┌─ Stored data

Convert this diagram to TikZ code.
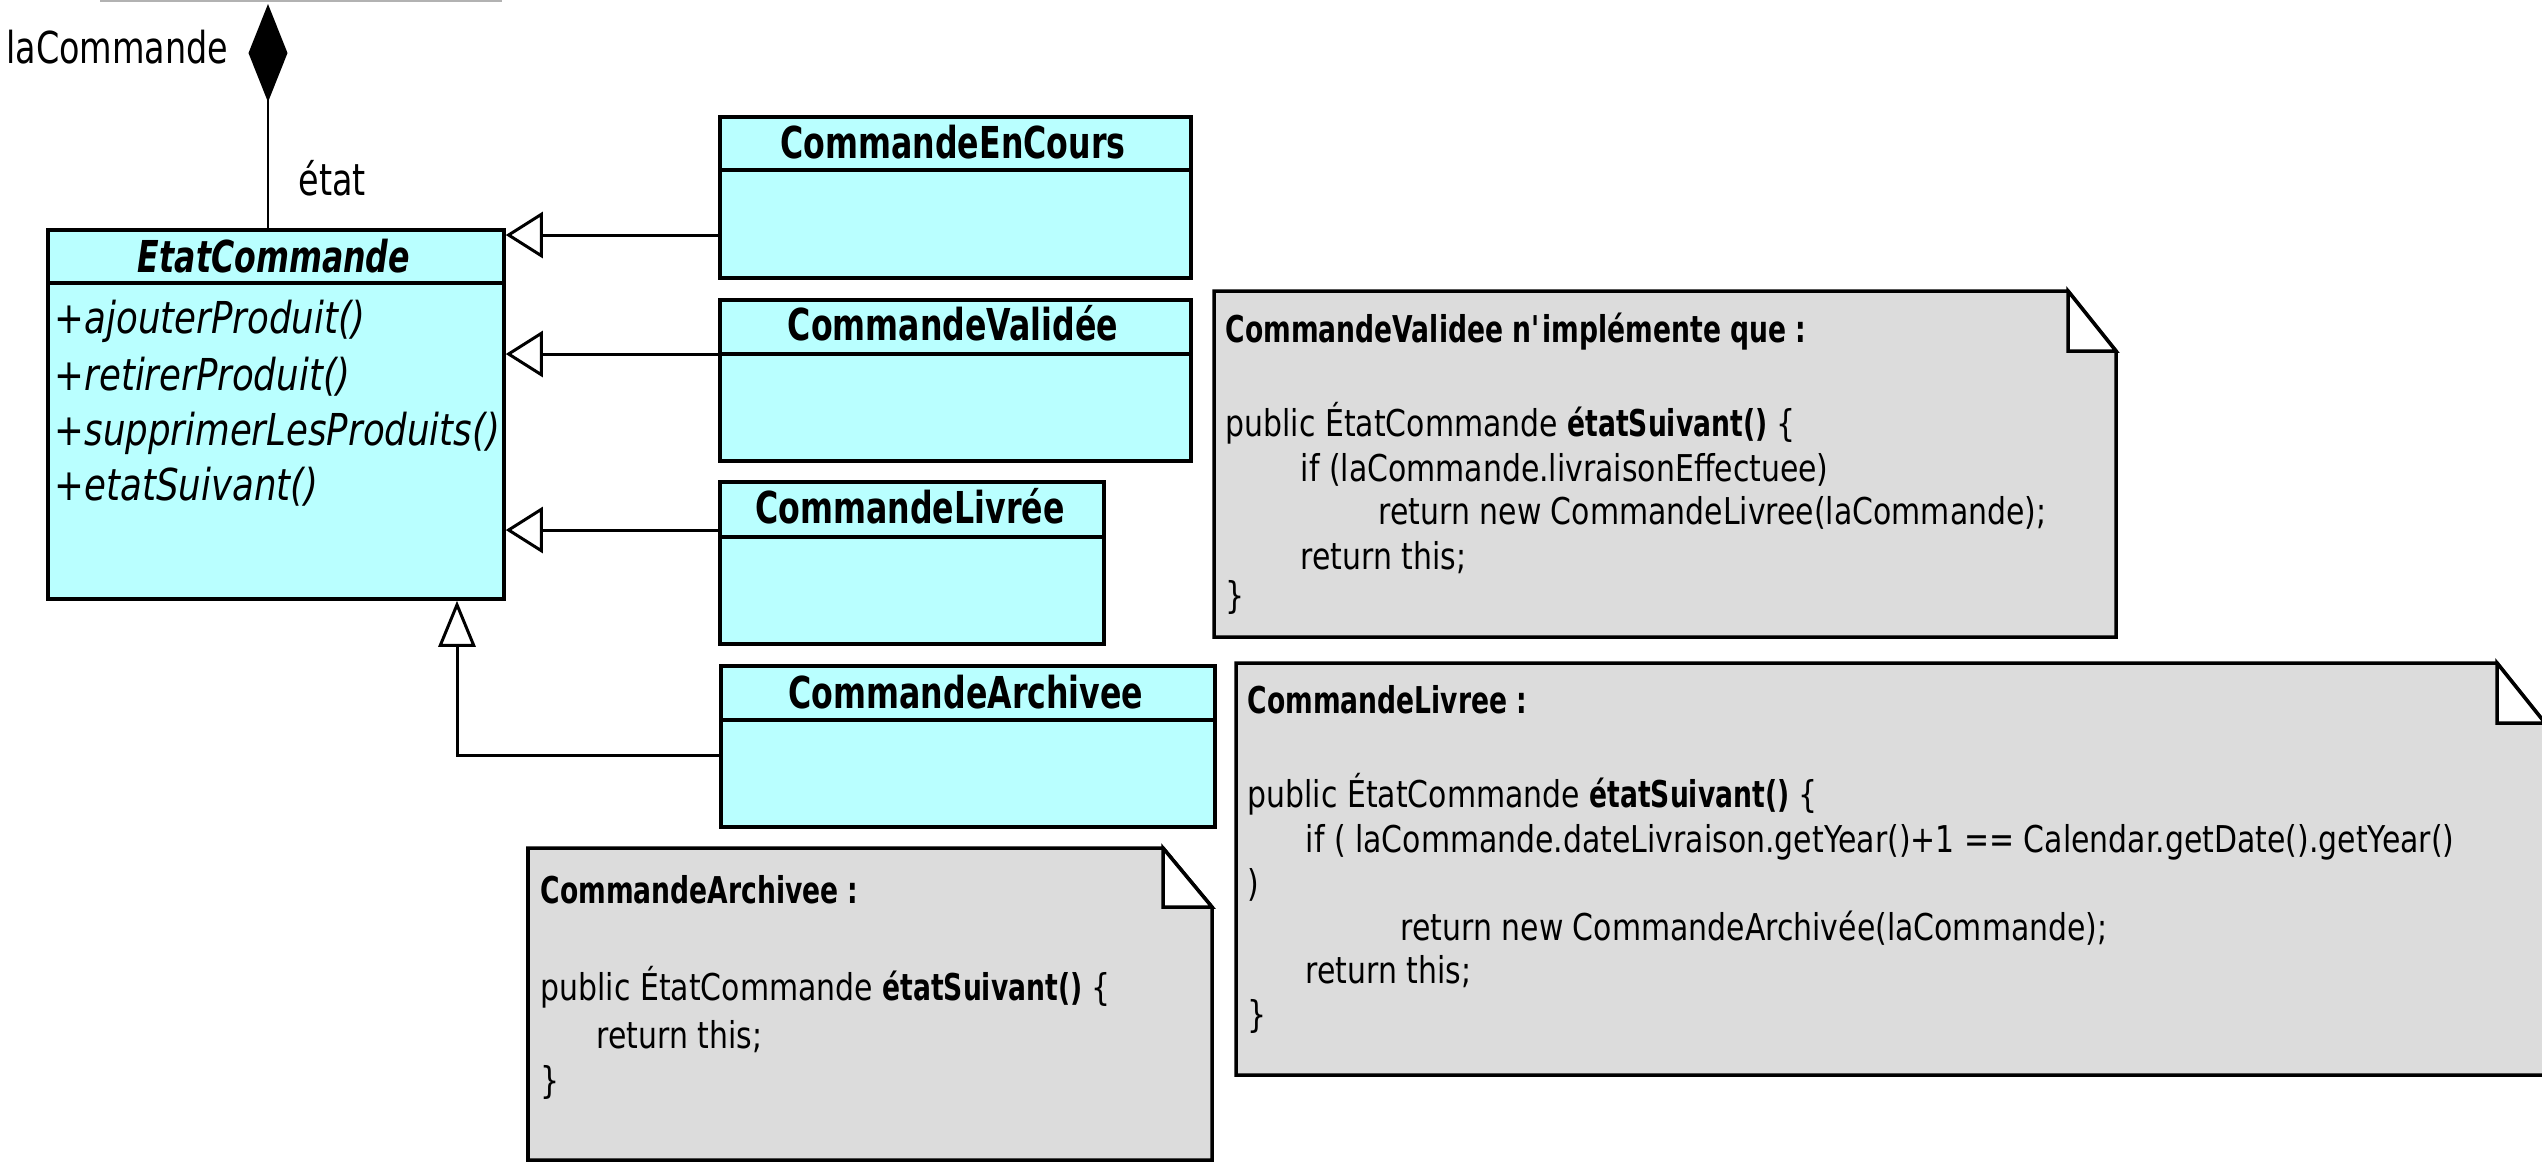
\documentclass[tikz,border=0pt]{standalone}
\usepackage{fontspec}
\setmainfont{DejaVu Sans}[FakeStretch=0.76]
\newfontfamily\boldfam{DejaVu Sans}[FakeStretch=0.72]
\newfontfamily\codefam{DejaVu Sans}[FakeStretch=0.81]
\newfontfamily\methodfam{DejaVu Sans}[FakeStretch=0.81]
\usetikzlibrary{arrows.meta}
\definecolor{classcyan}{RGB}{185,255,255}
\definecolor{notegray}{RGB}{220,220,220}
\newcommand{\methodname}[1]{{\boldfam\bfseries #1}}
\tikzset{classbox/.style={draw=black, fill=classcyan, line width=1pt, anchor=north west, inner sep=0pt},
  classname/.style={font=\boldfam\bfseries\fontsize{12.5}{15}\selectfont, anchor=base, inner sep=0pt},
  abstractname/.style={font=\boldfam\bfseries\itshape\fontsize{12.5}{15}\selectfont, anchor=base, inner sep=0pt},
  method/.style={font=\methodfam\itshape\fontsize{12.5}{15}\selectfont, anchor=base west, inner sep=0pt},
  rolename/.style={font=\fontsize{12.5}{15}\selectfont, inner sep=0pt},
  notebox/.style={draw=black, fill=notegray, line width=1pt},
  notefold/.style={draw=black, fill=white, line width=1pt},
  code/.style={font=\codefam\fontsize{10.5}{12.6}\selectfont, anchor=base west, inner sep=0pt},
  codehead/.style={font=\boldfam\bfseries\fontsize{10.5}{12.6}\selectfont, anchor=base west, inner sep=0pt},
  composition/.style={line width=0.85pt, -{Diamond[length=0.98cm, width=0.39cm]}},
  genh/.style={line width=0.85pt, -{Triangle[open, length=0.37cm, width=0.46cm]}},
  genv/.style={line width=0.85pt, -{Triangle[open, length=0.46cm, width=0.37cm]}}}

\begin{document}
\begin{tikzpicture}[x=0.01cm, y=-0.01cm]
   \useasboundingbox (0,0) rectangle (2542,1162);
   % edge of the owning class, cut off
   \draw[gray!60, line width=0.6pt] (100,1) -- (502,1);
   % abstract state
   \node[classbox, minimum width=4.56cm, minimum height=3.69cm] (etat) at (46,228) {};
   \draw[line width=1pt] (46,283) -- (502,283);
   \node[abstractname] (etatn) at (274,272) {EtatCommande};
   \node[method] (m1) at (54,333) {+ajouterProduit()};
   \node[method] (m2) at (54,390) {+retirerProduit()};
   \node[method] (m3) at (54,445) {+supprimerLesProduits()};
   \node[method] (m4) at (54,500) {+etatSuivant()};
   % composition
   \coordinate (comp) at (268,4);
   \draw[composition] (etat.north -| comp) -- (comp);
   \node[rolename, anchor=base east] (rolea) at (229,63) {laCommande};
   \node[rolename, anchor=base west] (roleb) at (298,195) {état};
   % concrete states
   \node[classbox, minimum width=4.71cm, minimum height=1.61cm] (enc) at (718,115) {};
   \draw[line width=1pt] (718,170) -- (1189,170);
   \node[classname] (encn) at (953,158) {CommandeEnCours};
   \node[classbox, minimum width=4.71cm, minimum height=1.61cm] (val) at (718,298) {};
   \draw[line width=1pt] (718,354) -- (1189,354);
   \node[classname] (valn) at (953,340) {CommandeValidée};
   \node[classbox, minimum width=3.84cm, minimum height=1.62cm] (liv) at (718,480) {};
   \draw[line width=1pt] (718,537) -- (1102,537);
   \node[classname] (livn) at (910,523) {CommandeLivrée};
   \node[classbox, minimum width=4.94cm, minimum height=1.61cm] (arc) at (719,664) {};
   \draw[line width=1pt] (719,720) -- (1213,720);
   \node[classname] (arcn) at (966,708) {CommandeArchivee};
   % generalisations
   \coordinate (g1) at (718,235);
   \coordinate (g2) at (718,354);
   \coordinate (g3) at (718,530);
   \coordinate (g4) at (719,755);
   \draw[genh] (g1) -- (g1 -| etat.east);
   \draw[genh] (g2) -- (g2 -| etat.east);
   \draw[genh] (g3) -- (g3 -| etat.east);
   \draw[genv] (g4) -| (etat.south -| 457,0);
   % note CommandeValidee
   \draw[notebox] (1214,291) -- (2068,291) -- (2116,351) -- (2116,637) -- (1214,637) -- cycle;
   \draw[notefold] (2068,291) -- (2068,351) -- (2116,351) -- cycle;
   \node[codehead] (va0) at (1225,342) {CommandeValidee n\textquotesingle implémente que :};
   \node[code] (va1) at (1225,436) {public ÉtatCommande \methodname{étatSuivant()} \{};
   \node[code] (va2) at (1300,481) {if (laCommande.livraisonEffectuee)};
   \node[code] (va3) at (1378,524) {return new CommandeLivree(laCommande);};
   \node[code] (va4) at (1300,569) {return this;};
   \node[code] (va5) at (1225,608) {\}};
   % note CommandeLivree
   \draw[notebox] (1236,663) -- (2497,663) -- (2545,723) -- (2545,1075) -- (1236,1075) -- cycle;
   \draw[notefold] (2497,663) -- (2497,723) -- (2545,723) -- cycle;
   \node[codehead] (li0) at (1247,713) {CommandeLivree :};
   \node[code] (li1) at (1247,807) {public ÉtatCommande \methodname{étatSuivant()} \{};
   \node[code] (li2) at (1305,852) {if ( laCommande.dateLivraison.getYear()+1 == Calendar.getDate().getYear()};
   \node[code] (li3) at (1247,896) {)};
   \node[code] (li4) at (1400,940) {return new CommandeArchivée(laCommande);};
   \node[code] (li5) at (1305,983) {return this;};
   \node[code] (li6) at (1247,1027) {\}};
   % note CommandeArchivee
   \draw[notebox] (528,848) -- (1163,848) -- (1212,907) -- (1212,1160) -- (528,1160) -- cycle;
   \draw[notefold] (1163,848) -- (1163,907) -- (1212,907) -- cycle;
   \node[codehead] (ar0) at (540,903) {CommandeArchivee :};
   \node[code] (ar1) at (540,1000) {public ÉtatCommande \methodname{étatSuivant()} \{};
   \node[code] (ar2) at (596,1048) {return this;};
   \node[code] (ar3) at (540,1093) {\}};
\end{tikzpicture}
\end{document}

└─

■ Aim of the task:
Exclude every picture and copy the remaining data exactly.

■ Output for this exercise:
Convert this diagram to TikZ code.
\documentclass[tikz,border=0pt]{standalone}
\usepackage{fontspec}
\setmainfont{DejaVu Sans}[FakeStretch=0.76]
\newfontfamily\boldfam{DejaVu Sans}[FakeStretch=0.72]
\newfontfamily\codefam{DejaVu Sans}[FakeStretch=0.81]
\newfontfamily\methodfam{DejaVu Sans}[FakeStretch=0.81]
\usetikzlibrary{arrows.meta}
\definecolor{classcyan}{RGB}{185,255,255}
\definecolor{notegray}{RGB}{220,220,220}
\newcommand{\methodname}[1]{{\boldfam\bfseries #1}}
\tikzset{classbox/.style={draw=black, fill=classcyan, line width=1pt, anchor=north west, inner sep=0pt},
  classname/.style={font=\boldfam\bfseries\fontsize{12.5}{15}\selectfont, anchor=base, inner sep=0pt},
  abstractname/.style={font=\boldfam\bfseries\itshape\fontsize{12.5}{15}\selectfont, anchor=base, inner sep=0pt},
  method/.style={font=\methodfam\itshape\fontsize{12.5}{15}\selectfont, anchor=base west, inner sep=0pt},
  rolename/.style={font=\fontsize{12.5}{15}\selectfont, inner sep=0pt},
  notebox/.style={draw=black, fill=notegray, line width=1pt},
  notefold/.style={draw=black, fill=white, line width=1pt},
  code/.style={font=\codefam\fontsize{10.5}{12.6}\selectfont, anchor=base west, inner sep=0pt},
  codehead/.style={font=\boldfam\bfseries\fontsize{10.5}{12.6}\selectfont, anchor=base west, inner sep=0pt},
  composition/.style={line width=0.85pt, -{Diamond[length=0.98cm, width=0.39cm]}},
  genh/.style={line width=0.85pt, -{Triangle[open, length=0.37cm, width=0.46cm]}},
  genv/.style={line width=0.85pt, -{Triangle[open, length=0.46cm, width=0.37cm]}}}

\begin{document}
\begin{tikzpicture}[x=0.01cm, y=-0.01cm]
   \useasboundingbox (0,0) rectangle (2542,1162);
   % edge of the owning class, cut off
   \draw[gray!60, line width=0.6pt] (100,1) -- (502,1);
   % abstract state
   \node[classbox, minimum width=4.56cm, minimum height=3.69cm] (etat) at (46,228) {};
   \draw[line width=1pt] (46,283) -- (502,283);
   \node[abstractname] (etatn) at (274,272) {EtatCommande};
   \node[method] (m1) at (54,333) {+ajouterProduit()};
   \node[method] (m2) at (54,390) {+retirerProduit()};
   \node[method] (m3) at (54,445) {+supprimerLesProduits()};
   \node[method] (m4) at (54,500) {+etatSuivant()};
   % composition
   \coordinate (comp) at (268,4);
   \draw[composition] (etat.north -| comp) -- (comp);
   \node[rolename, anchor=base east] (rolea) at (229,63) {laCommande};
   \node[rolename, anchor=base west] (roleb) at (298,195) {état};
   % concrete states
   \node[classbox, minimum width=4.71cm, minimum height=1.61cm] (enc) at (718,115) {};
   \draw[line width=1pt] (718,170) -- (1189,170);
   \node[classname] (encn) at (953,158) {CommandeEnCours};
   \node[classbox, minimum width=4.71cm, minimum height=1.61cm] (val) at (718,298) {};
   \draw[line width=1pt] (718,354) -- (1189,354);
   \node[classname] (valn) at (953,340) {CommandeValidée};
   \node[classbox, minimum width=3.84cm, minimum height=1.62cm] (liv) at (718,480) {};
   \draw[line width=1pt] (718,537) -- (1102,537);
   \node[classname] (livn) at (910,523) {CommandeLivrée};
   \node[classbox, minimum width=4.94cm, minimum height=1.61cm] (arc) at (719,664) {};
   \draw[line width=1pt] (719,720) -- (1213,720);
   \node[classname] (arcn) at (966,708) {CommandeArchivee};
   % generalisations
   \coordinate (g1) at (718,235);
   \coordinate (g2) at (718,354);
   \coordinate (g3) at (718,530);
   \coordinate (g4) at (719,755);
   \draw[genh] (g1) -- (g1 -| etat.east);
   \draw[genh] (g2) -- (g2 -| etat.east);
   \draw[genh] (g3) -- (g3 -| etat.east);
   \draw[genv] (g4) -| (etat.south -| 457,0);
   % note CommandeValidee
   \draw[notebox] (1214,291) -- (2068,291) -- (2116,351) -- (2116,637) -- (1214,637) -- cycle;
   \draw[notefold] (2068,291) -- (2068,351) -- (2116,351) -- cycle;
   \node[codehead] (va0) at (1225,342) {CommandeValidee n\textquotesingle implémente que :};
   \node[code] (va1) at (1225,436) {public ÉtatCommande \methodname{étatSuivant()} \{};
   \node[code] (va2) at (1300,481) {if (laCommande.livraisonEffectuee)};
   \node[code] (va3) at (1378,524) {return new CommandeLivree(laCommande);};
   \node[code] (va4) at (1300,569) {return this;};
   \node[code] (va5) at (1225,608) {\}};
   % note CommandeLivree
   \draw[notebox] (1236,663) -- (2497,663) -- (2545,723) -- (2545,1075) -- (1236,1075) -- cycle;
   \draw[notefold] (2497,663) -- (2497,723) -- (2545,723) -- cycle;
   \node[codehead] (li0) at (1247,713) {CommandeLivree :};
   \node[code] (li1) at (1247,807) {public ÉtatCommande \methodname{étatSuivant()} \{};
   \node[code] (li2) at (1305,852) {if ( laCommande.dateLivraison.getYear()+1 == Calendar.getDate().getYear()};
   \node[code] (li3) at (1247,896) {)};
   \node[code] (li4) at (1400,940) {return new CommandeArchivée(laCommande);};
   \node[code] (li5) at (1305,983) {return this;};
   \node[code] (li6) at (1247,1027) {\}};
   % note CommandeArchivee
   \draw[notebox] (528,848) -- (1163,848) -- (1212,907) -- (1212,1160) -- (528,1160) -- cycle;
   \draw[notefold] (1163,848) -- (1163,907) -- (1212,907) -- cycle;
   \node[codehead] (ar0) at (540,903) {CommandeArchivee :};
   \node[code] (ar1) at (540,1000) {public ÉtatCommande \methodname{étatSuivant()} \{};
   \node[code] (ar2) at (596,1048) {return this;};
   \node[code] (ar3) at (540,1093) {\}};
\end{tikzpicture}
\end{document}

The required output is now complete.